April 14, 2026
Jeremiah Grossman

“The traditional licensing model of cybersecurity inevitably drives a point where the cost of security exceeds the cost of breach.”
I was speaking with the head of vulnerability management at a large enterprise. I asked him a simple question: why aren’t you scanning your entire perimeter every day?
His first answer wasn’t surprising, and I’ve heard it for well over a decade. He said “the business” didn’t want to know about even more vulnerabilities they couldn’t fix, at least not anytime soon, if ever, which, in practice, is often a polite way of saying, “Please stop bringing us more expensive and unsolvable problems.”
The second answer caught my attention. He said their scanning vendor, a large and well-known market leader, simply couldn’t scale to the size of their environment. That was somewhat surprising, but not nearly as much as what came next.
He told me that the licensing cost of scanning everything daily would exceed their estimated losses in the event of a breach, especially when modeled over a three-year ROI horizon. Then he added, almost as a footnote: “And beyond that, we’re insured.”
Not said defensively. Just… matter-of-fact.
It took me a moment to process that. Not because it was complicated, but because it made too much sense. Especially in environments where asset counts exceed 6 figures and beyond.
Afterward, I started asking the same question to dozens of other organizations. Not all had reached that point, and some hadn’t even considered the cost of scanning vs the cost of financial loss until prompted. But many had, especially those with larger, more complex environments.
And that’s the pattern.
Attack surfaces have been growing steadily for years, and now, with AI making software faster and cheaper to build, that growth is accelerating. This exposes a structural problem we haven’t had to grapple with as an industry. The traditional licensing model of cybersecurity inevitably drives a point where the cost of security exceeds the cost of breach.
Let that sink in for a moment, because it’s monumental.
Most people assume the size of an organization’s attack surface correlates with the financial loss from a breach but there is currently no study or indication that it does. Actuarial claims data is more largely driven by attack type, market segments, and revenue size. Attack surface size may relate to the likelihood of a breach, or simply reflect the size of the organization, but it’s the business itself, its revenue, and industry that correlates with financial impact.
Financial losses tend to reflect business disruption, operational impact, and data sensitivity, not the number of assets in an environment. Larger environments do not consistently produce proportionally larger losses.
At the same time, security products and services are licensed in the opposite way. More assets, more users, more data, more infrastructure, more cost. It’s clean, intuitive, and for a long time worked well enough. But the world those licensing models were built for has changed.

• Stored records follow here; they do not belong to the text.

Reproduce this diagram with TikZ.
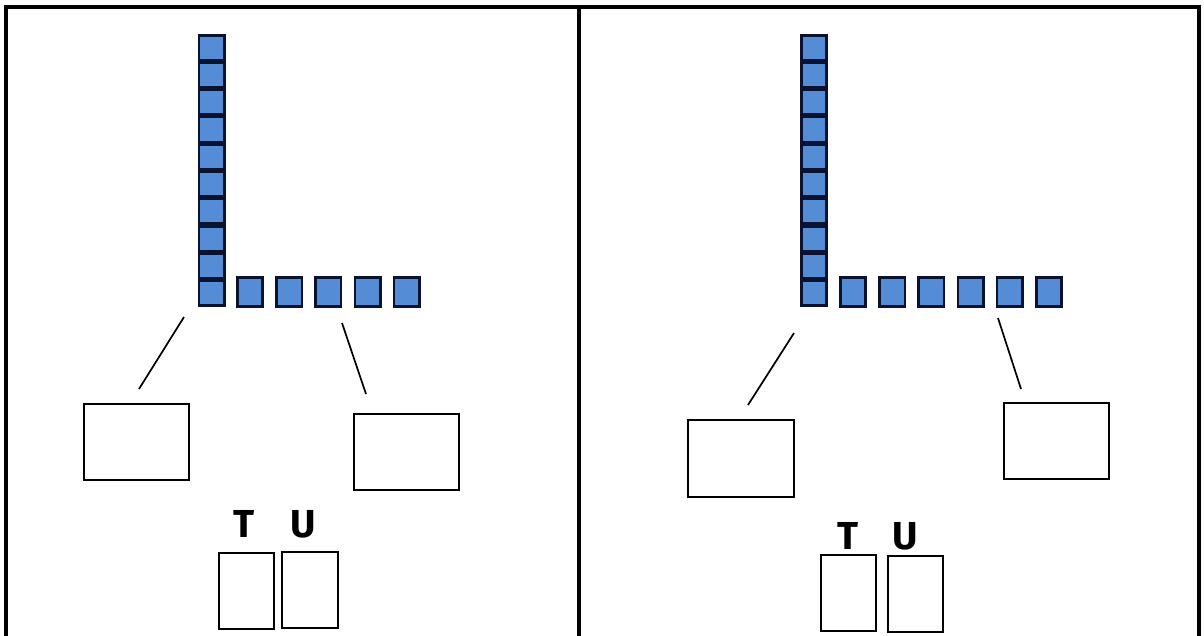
\documentclass[tikz,border=0pt]{standalone}
\usepackage{fontspec}
\newfontfamily\lblfont{Fira Sans}
\definecolor{cubefill}{RGB}{84,141,214}
\definecolor{cubeedge}{RGB}{10,18,48}
\tikzset{
  cube/.style={draw=cubeedge, fill=cubefill, line width=2.6pt, inner sep=0pt, outer sep=0pt},
  colcube/.style={cube, minimum width=25.4pt, minimum height=24.7pt},
  rowcube/.style={cube, minimum width=25.4pt, minimum height=28.4pt},
  answerbox/.style={draw=black, line width=1.9pt, inner sep=0pt, outer sep=0pt},
  pointer/.style={draw=black, line width=1.7pt},
  frame/.style={draw=black, line width=4pt},
  digit/.style={inner sep=0pt, font=\lblfont\bfseries\fontsize{39}{39}\selectfont}
}
\begin{document}
\begin{tikzpicture}[x=1pt,y=-1pt]
\useasboundingbox (0,0) rectangle (1204,636);
% frame
\draw[frame] (6,636) -- (6,7) -- (1199,7) -- (1199,636);
\draw[frame] (579,7) -- (579,636);

% ---------- left panel ----------
\foreach \i in {0,...,9}{
  \node[colcube] (L\i) at (211.5,{34+27.3*(\i+0.5)}) {};
}
\foreach \i/\xx in {1/250,2/289.2,3/328.4,4/367.6,5/406.8}{
  \node[rowcube] (LU\i) at (\xx,292) {};
}
\coordinate (la1) at (184,317);
\coordinate (la2) at (139,389);
\coordinate (lb1) at (342,323);
\coordinate (lb2) at (366,394);
\draw[pointer] (la1) -- (la2);
\draw[pointer] (lb1) -- (lb2);
\node[answerbox, minimum width=105pt, minimum height=76pt] (LBa) at (136.5,442) {};
\node[answerbox, minimum width=105pt, minimum height=76pt] (LBb) at (406.5,452) {};
\node[digit] (LT) at (244.5,524) {T};
\node[digit] (LUl) at (303,524) {U};
\node[answerbox, minimum width=55pt, minimum height=76pt] (LTb) at (246.5,591) {};
\node[answerbox, minimum width=56pt, minimum height=76pt] (LUb) at (310,590) {};

% ---------- right panel ----------
\foreach \i in {0,...,9}{
  \node[colcube] (R\i) at (814,{34+27.3*(\i+0.5)}) {};
}
\foreach \i/\xx in {1/853,2/892.2,3/931.4,4/970.6,5/1009.8,6/1049}{
  \node[rowcube] (RU\i) at (\xx,292) {};
}
\coordinate (ra1) at (794,333);
\coordinate (ra2) at (748,405);
\coordinate (rb1) at (998,318);
\coordinate (rb2) at (1021,389);
\draw[pointer] (ra1) -- (ra2);
\draw[pointer] (rb1) -- (rb2);
\node[answerbox, minimum width=106pt, minimum height=77pt] (RBa) at (741,458.5) {};
\node[answerbox, minimum width=105pt, minimum height=76pt] (RBb) at (1056.5,441) {};
\node[digit] (RT) at (848.5,536) {T};
\node[digit] (RUl) at (905,536) {U};
\node[answerbox, minimum width=55pt, minimum height=76pt] (RTb) at (848.5,593) {};
\node[answerbox, minimum width=55pt, minimum height=76pt] (RUb) at (915.5,594) {};
\end{tikzpicture}
\end{document}
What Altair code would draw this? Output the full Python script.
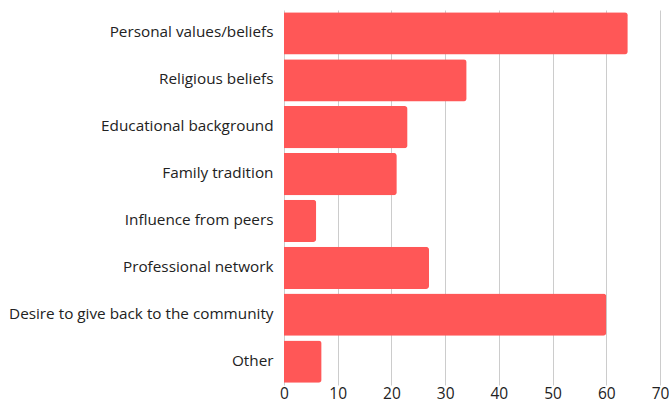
import altair as alt
import pandas as pd

categories = [
    "Personal values/beliefs",
    "Religious beliefs",
    "Educational background",
    "Family tradition",
    "Influence from peers",
    "Professional network",
    "Desire to give back to the community",
    "Other",
]
values = [64, 34, 23, 21, 6, 27, 60, 7]
x_ticks = [0, 10, 20, 30, 40, 50, 60, 70]

df = pd.DataFrame({"category": categories, "value": values})

chart = (
    alt.Chart(df)
    .mark_bar(color="#FF5757", cornerRadiusEnd=3)
    .encode(
        y=alt.Y(
            "category:N",
            sort=categories,
            title=None,
            scale=alt.Scale(paddingInner=0.1, paddingOuter=0.05),
            axis=alt.Axis(
                domain=False,
                ticks=False,
                grid=False,
                labelFont="Open Sans",
                labelFontSize=15.3,
                labelColor="#222222",
                labelPadding=11,
                labelLimit=400,
                labelOffset=-1,
            ),
        ),
        x=alt.X(
            "value:Q",
            title=None,
            scale=alt.Scale(domain=[0, 70], nice=False),
            axis=alt.Axis(
                values=x_ticks,
                domain=False,
                ticks=False,
                grid=True,
                gridColor="#cccccc",
                gridWidth=1,
                labelFont="Open Sans",
                labelFontSize=15.5,
                labelColor="#222222",
                labelPadding=1,
                labelFlush=False,
            ),
        ),
    )
    .properties(
        width=376,
        height=375,
        padding={"left": 284, "top": 10, "right": 9, "bottom": 19},
        autosize=alt.AutoSizeParams(type="none"),
    )
    .configure_view(stroke=None)
)

chart.save("out.html", embed_options={"renderer": "svg", "actions": False})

Environments have expanded from a handful of systems to vast, dynamic, internet-connected ecosystems: cloud, SaaS, APIs, mobile, third-party integrations, and ephemeral compute. What used to be hundreds of assets became thousands, then tens of thousands, and now effectively unbounded.
And this attack surface expansion is accelerating.
AI is making it faster and cheaper than ever to build software, deploy infrastructure, and bring new systems online which is great unless you’re the one responsible for securing it. The cost of creation is collapsing, while the speed of deployment is increasing. The attack surface is growing with it.
Under the current model, that growth translates directly into higher security costs. More environment, more cost, but the same underlying problem. If the environment continues to grow without bound, and security cost continues to scale with it, while downside remains relatively bounded, those two curves will eventually converge.
And when they do, everything changes. It changes how we measure value, how we prioritize, and how we price security, because financial losses from breaches do not scale the way licensing costs do.
That is where meaningful innovation begins. It comes not from measuring everything equally, but from focusing on what actually changes outcomes. It comes not from scaling effort linearly with environment size, but from allocating it intelligently. And it comes not from asking how much we can cover, but what meaningfully reduces risk.
This may sound like a subtle distinction, but it’s not. It is the difference between scaling security and scaling cost. This shift places unit economics at the center, focusing not just on total spend, but on what each additional unit of effort actually produces. If the marginal cost of securing one more asset exceeds the marginal impact on outcomes, the system needs to change, and in many environments, it already has.
You can’t afford to secure everything, even if your spreadsheet says you should. So you have to get very good at deciding what matters. That means prioritizing:
For organizations, this means rethinking how value is measured. Moving beyond coverage and volume toward what actually changes outcomes. For vendors, it means aligning architecture and pricing with results, not just scale.
This is where the industry is heading. It is not moving away from growth, but learning to operate alongside it, and not constrained by scale, but becoming more intelligent in how it navigates it. The future of cybersecurity will not be defined by how much we can cover; it will be defined by how well we decide what matters.